Tindora Curry (Kundru)

I made Tindora Curry or Kundru (as it’s pronounced in Telugu) tonight. It is definitely not my favorite, but REB absolutely loves it after he had it at my parents house. My mom, of course, makes it the best, but I tried tonight and it actually turned out pretty good. So good that I even had some [gasp].

Tindora, or Ivy Gourd, is actually only found in the eastern side of the world (Philippines, Asia, India, Thailand, etc.). It’s a fruit of the ivy gourd weed (I know, I know) and is most commonly sliced up and cooked as a curry.
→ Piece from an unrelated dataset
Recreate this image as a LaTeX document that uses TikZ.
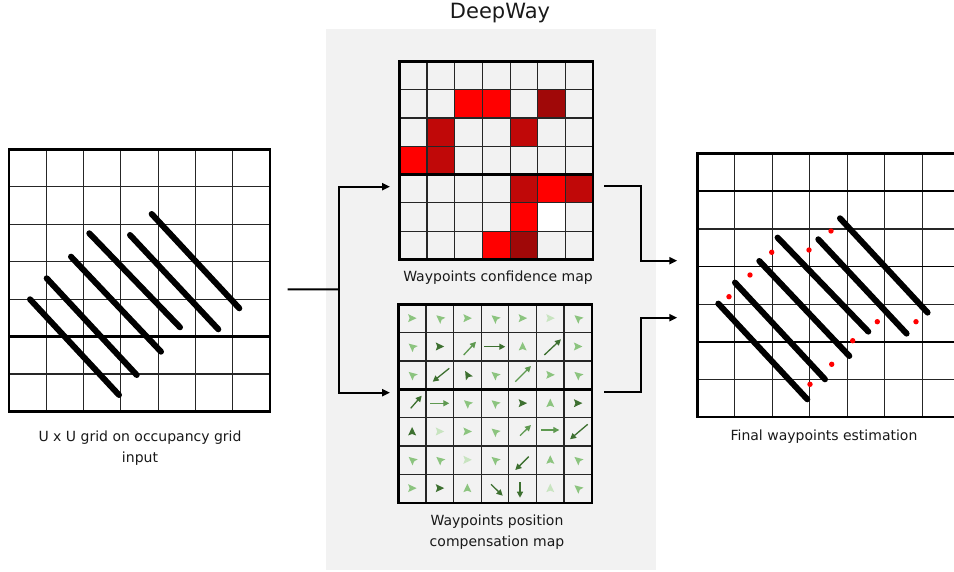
\documentclass[tikz,border=0pt]{standalone}
\usepackage{fontspec}
\setmainfont{DejaVu Sans}
\usetikzlibrary{arrows.meta}

\definecolor{panelgray}{HTML}{F2F2F2}
\definecolor{confred}{HTML}{FF0000}
\definecolor{confmid}{HTML}{C00808}
\definecolor{confdark}{HTML}{A00808}
\definecolor{compdark}{HTML}{3D7030}
\definecolor{compmid}{HTML}{5E9950}
\definecolor{complight}{HTML}{8CC47F}
\definecolor{compfaint}{HTML}{C8E4C0}

\tikzset{
  gridbox/.style={draw=none, inner sep=0pt, anchor=north west},
  gridline/.style={step=1, line width=1.2pt, black!85},
  gridframe/.style={line width=2.4pt, black},
  plantrow/.style={line width=6pt, line cap=round, black},
  flow/.style={line width=2pt, black},
  flowarrow/.style={flow, -{Triangle[length=8pt,width=7pt]}},
  comparrow/.style={line width=1.3pt, -{Triangle[length=6pt,width=6pt]}},
  maptext/.style={font=\fontsize{14}{21}\selectfont, align=center, text=black!90},
}

% diagonal rows on the occupancy grid, pixel offsets from the north west corner
\newcommand\plantrows{%
  \draw[plantrow] (21,150.3) -- (110,246);
  \draw[plantrow] (37.7,129.3) -- (127.7,226);
  \draw[plantrow] (62,107.7) -- (152,202.7);
  \draw[plantrow] (80.3,84.3) -- (171,178.3);
  \draw[plantrow] (121,86) -- (209.3,180.3);
  \draw[plantrow] (142.7,65) -- (230.3,159.3);
}

\begin{document}
\begin{tikzpicture}[x=1pt, y=-1pt]
  \useasboundingbox (0,0) rectangle (954,572);

  % DeepWay panel
  \fill[panelgray] (326,29) rectangle (655.7,570);
  \node[font=\fontsize{21}{25}\selectfont, text=black!90] (title) at (500,13) {DeepWay};

  % Grid boxes
  \node[gridbox, minimum width=261pt, minimum height=262pt] (input) at (9,149) {};
  \node[gridbox, minimum width=194pt, minimum height=198pt] (conf) at (399.3,61) {};
  \node[gridbox, minimum width=193.4pt, minimum height=198.3pt] (comp) at (398.3,304) {};
  \node[gridbox, minimum width=262.5pt, minimum height=263.4pt] (output) at (697.3,153.3) {};

  % Input grid
  \begin{scope}[shift={(input.south west)}, x=37.29pt, y=37.43pt]
    \draw[gridline] (0,0) grid (7,7);
    \draw[gridframe] (0,2) -- (7,2);
    \draw[gridframe] (0,0) rectangle (7,7);
  \end{scope}
  \begin{scope}[shift={(input.north west)}]
    \plantrows
  \end{scope}

  % Confidence map
  \begin{scope}[shift={(conf.south west)}, x=27.71pt, y=28.29pt]
    \foreach \c/\r/\col in {3/2/confred, 4/2/confred, 6/2/confdark,
                            2/3/confmid, 5/3/confmid,
                            1/4/confred, 2/4/confmid,
                            5/5/confmid, 6/5/confred, 7/5/confmid,
                            5/6/confred, 6/6/white,
                            4/7/confred, 5/7/confdark}
      \fill[\col] (\c-1,7-\r) rectangle (\c,8-\r);
    \draw[gridline] (0,0) grid (7,7);
    \draw[gridframe] (0,3) -- (7,3);
    \draw[gridframe] (0,0) rectangle (7,7);
  \end{scope}
  \node[maptext] (conftext) at (498,278) {Waypoints confidence map};

  % Compensation map
  \begin{scope}[shift={(comp.south west)}, x=27.63pt, y=28.33pt]
    \draw[gridline] (0,0) grid (7,7);
    \draw[gridframe] (0,4) -- (7,4);
    \draw[gridframe] (0,0) rectangle (7,7);
  \end{scope}
  \begin{scope}[shift={(comp.north west)}]
    \foreach \c/\r/\a/\col in {1/1/0/complight, 2/1/140/complight, 3/1/0/complight, 4/1/140/complight,
                               5/1/0/complight, 6/1/0/compfaint, 7/1/140/complight,
                               1/2/140/complight, 2/2/0/compdark, 5/2/90/complight, 7/2/0/complight,
                               1/3/140/complight, 3/3/120/compdark, 4/3/140/complight, 6/3/0/complight, 7/3/140/complight,
                               3/4/140/complight, 4/4/140/complight, 5/4/0/compdark, 6/4/90/complight, 7/4/0/compdark,
                               1/5/90/compdark, 2/5/0/compfaint, 3/5/0/complight, 4/5/140/complight,
                               1/6/140/complight, 2/6/140/complight, 3/6/0/compfaint, 4/6/140/complight,
                               6/6/90/complight, 7/6/140/complight,
                               1/7/0/complight, 2/7/0/compdark, 3/7/90/complight, 6/7/90/compfaint, 7/7/140/complight}
      \fill[\col, shift={({(\c-0.5)*27.63},{(\r-0.5)*28.33})}, rotate=\a]
        (4.5,0) -- (-4,4) -- (-2.5,0) -- (-4,-4) -- cycle;
  \end{scope}
  % Row 2
  \draw[comparrow, compmid] (463.7,355) -- (476,341.7);
  \draw[comparrow, compdark] (484.3,346.7) -- (505.3,346.7);
  \draw[comparrow, compdark] (544.3,355) -- (561,339.3);
  % Row 3
  \draw[comparrow, compdark] (449.3,368.3) -- (432.7,381.7);
  \draw[comparrow, compmid] (515.3,381.7) -- (531,366);
  % Row 4
  \draw[comparrow, compdark] (410.7,408.3) -- (421.7,395.7);
  \draw[comparrow, compmid] (430.3,403.3) -- (449.3,403.3);
  % Row 5
  \draw[comparrow, compmid] (520,435.7) -- (531,425);
  \draw[comparrow, compmid] (541,430) -- (559.3,430);
  \draw[comparrow, compdark] (587.7,424.3) -- (570,439.3);
  % Row 6
  \draw[comparrow, compdark] (528.7,456.7) -- (515.3,470);
  % Row 7
  \draw[comparrow, compdark] (491,484.3) -- (502.7,495.7);
  \draw[comparrow, compdark] (520,482.3) -- (520,497.7);
  \node[maptext] (comptext) at (497,532) {Waypoints position\\compensation map};

  % Output grid
  \begin{scope}[shift={(output.south west)}, x=37.5pt, y=37.63pt]
    \draw[gridline] (0,0) grid (7,7);
    \foreach \k in {2,4,6}
      \draw[line width=1.8pt] (0,\k) -- (7,\k);
    \draw[gridframe] (0,0) rectangle (7,7);
  \end{scope}
  \begin{scope}[shift={(output.north west)}]
    \plantrows
  \end{scope}
  \foreach \p in {(831,231), (809,250), (771.7,252.3), (750,275), (729,296.7),
                  (877.3,321.7), (916,321.7), (852.7,340.7), (831.7,364.3), (810,384.3)}
    \fill[red] \p circle (2.7);

  \node[maptext] (intext) at (140,448) {U x U grid on occupancy grid\\input};
  \node[maptext] (outtext) at (824,437) {Final waypoints estimation};

  % Connectors
  \coordinate (fork) at (339,289.3);
  \coordinate (confin) at (390,186.7);
  \coordinate (compin) at (390,392.7);
  \coordinate (outtop) at (677.3,260.7);
  \coordinate (outbot) at (677.3,317.7);
  \draw[flow] (input.east) ++(17.3,9.3) -- (fork);
  \draw[flowarrow] (fork) |- (confin);
  \draw[flowarrow] (fork) |- (compin);
  \draw[flowarrow] (conf.east) ++(10.7,26) -- ++(37,0) |- (outtop);
  \draw[flowarrow] (comp.east) ++(12.3,-11.5) -- ++(36.7,0) |- (outbot);
\end{tikzpicture}
\end{document}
It’s super easy to make, too. I’m not sure at all how my mom makes it but I threw something together and the key was: spice!

What you need:
•Tindora (2 cups, sliced)
•1 1/2 teaspoons garam masala
•1 small onion, finely chopped
•1/2 tablespoon ginger, grated
•Salt to taste

Heat some oil in a frying pan and cook the onion until soft. Add the tindora, and cook for 15-20 minutes. You can even buy tindora frozen at the Indian grocery store and it will take less time to cook. The garam masala gets added next and I grate the ginger right over the pan so it kind of melts into everything (amazing). Add salt to taste.

And that’s it! It’s super easy to make and really good for you, too! It’s full of beta-carotene despite not being orange and full of other vitamins.